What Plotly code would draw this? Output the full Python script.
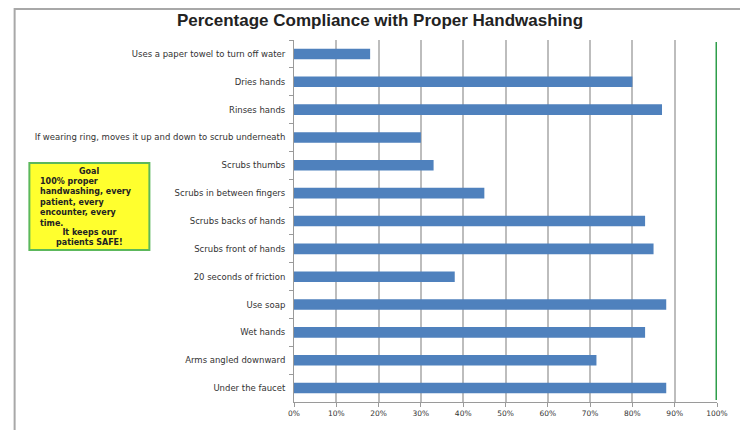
import plotly.graph_objects as go

categories = [
    "Uses a paper towel to turn off water",
    "Dries hands",
    "Rinses hands",
    "If wearing ring, moves it up and down to scrub underneath",
    "Scrubs thumbs",
    "Scrubs in between fingers",
    "Scrubs backs of hands",
    "Scrubs front of hands",
    "20 seconds of friction",
    "Use soap",
    "Wet hands",
    "Arms angled downward",
    "Under the faucet",
]
compliance = [0.18, 0.80, 0.87, 0.30, 0.33, 0.45, 0.83, 0.85, 0.38, 0.88, 0.83, 0.715, 0.88]
goal = 1.0
x_ticks = [0, 0.1, 0.2, 0.3, 0.4, 0.5, 0.6, 0.7, 0.8, 0.9, 1.0]
title_text = "Percentage Compliance with Proper Handwashing"
goal_head = "Goal"
goal_body = "100% proper<br>handwashing, every<br>patient, every<br>encounter, every<br>time."
goal_foot = "It keeps our<br>patients SAFE!"

W, H = 740, 430
L, R, T, B = 294, 16, 40, 16
PW, PH = W - L - R, H - T - B

def xp(px):
    return (px - L) / PW

def yp(py):
    return (H - B - py) / PH

fig = go.Figure()
fig.add_trace(go.Bar(
    y=categories, x=compliance, orientation="h",
    marker=dict(color="#4F81BD", line=dict(width=0)),
    hoverinfo="skip",
))

fig.update_layout(
    width=W, height=H,
    margin=dict(l=L, r=R, t=T, b=B),
    paper_bgcolor="white", plot_bgcolor="white",
    showlegend=False,
    bargap=0.62,
    title=dict(text="<b>" + title_text + "</b>", x=380 / W, y=1 - 20 / H,
               xanchor="center", yanchor="middle",
               font=dict(family="Liberation Sans", size=17, color="#222")),
    xaxis=dict(range=[0, 1], tickvals=x_ticks, tickformat=".0%",
               showgrid=True, gridcolor="#BDBDBD", gridwidth=1.5,
               showline=True, linecolor="#9a9a9a", linewidth=1,
               ticks="outside", ticklen=4, tickcolor="#9a9a9a",
               tickfont=dict(family="DejaVu Sans", size=7.5, color="#333"),
               zeroline=False, fixedrange=True),
    yaxis=dict(autorange="reversed", showgrid=False,
               showline=True, linecolor="#9a9a9a", linewidth=1,
               ticks="outside", ticklen=4, tickcolor="#9a9a9a",
               tickson="boundaries",
               tickfont=dict(family="DejaVu Sans", size=8.5, color="#333"),
               ticklabelstandoff=6, fixedrange=True),
)

shapes = [
    dict(type="rect", xref="paper", yref="paper",
         x0=xp(10), x1=xp(760), y0=yp(450), y1=yp(8),
         line=dict(color="#a8a8a8", width=2), fillcolor="rgba(0,0,0,0)", layer="below"),
    dict(type="line", xref="x", yref="paper", x0=goal, x1=goal,
         y0=yp(412), y1=yp(42), line=dict(color="#2E9E4A", width=3)),
    dict(type="rect", xref="paper", yref="paper",
         x0=xp(25), x1=xp(147), y0=yp(257), y1=yp(167),
         line=dict(color="#5CB85C", width=2), fillcolor="#FFFF2E"),
]
fig.update_layout(shapes=shapes)

box_font = dict(family="DejaVu Sans", size=8, color="#222")
fig.add_annotation(xref="paper", yref="paper", x=xp(86), y=yp(175.5),
                   text="<b>" + goal_head + "</b>", showarrow=False,
                   xanchor="center", yanchor="middle", font=box_font)
fig.add_annotation(xref="paper", yref="paper", x=xp(34), y=yp(207.5),
                   text="<b>" + goal_body + "</b>", showarrow=False, align="left",
                   xanchor="left", yanchor="middle", font=box_font)
fig.add_annotation(xref="paper", yref="paper", x=xp(86), y=yp(244.5),
                   text="<b>" + goal_foot + "</b>", showarrow=False, align="center",
                   xanchor="center", yanchor="middle", font=box_font)

fig.write_html("out.html")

- Work to be completed: Your task is to restate word for word the lines from the top of the data to the line containing "import plotly.graph_objects as go", both ends included, with every picture left out.

- Final result:
What Plotly code would draw this? Output the full Python script.
import plotly.graph_objects as go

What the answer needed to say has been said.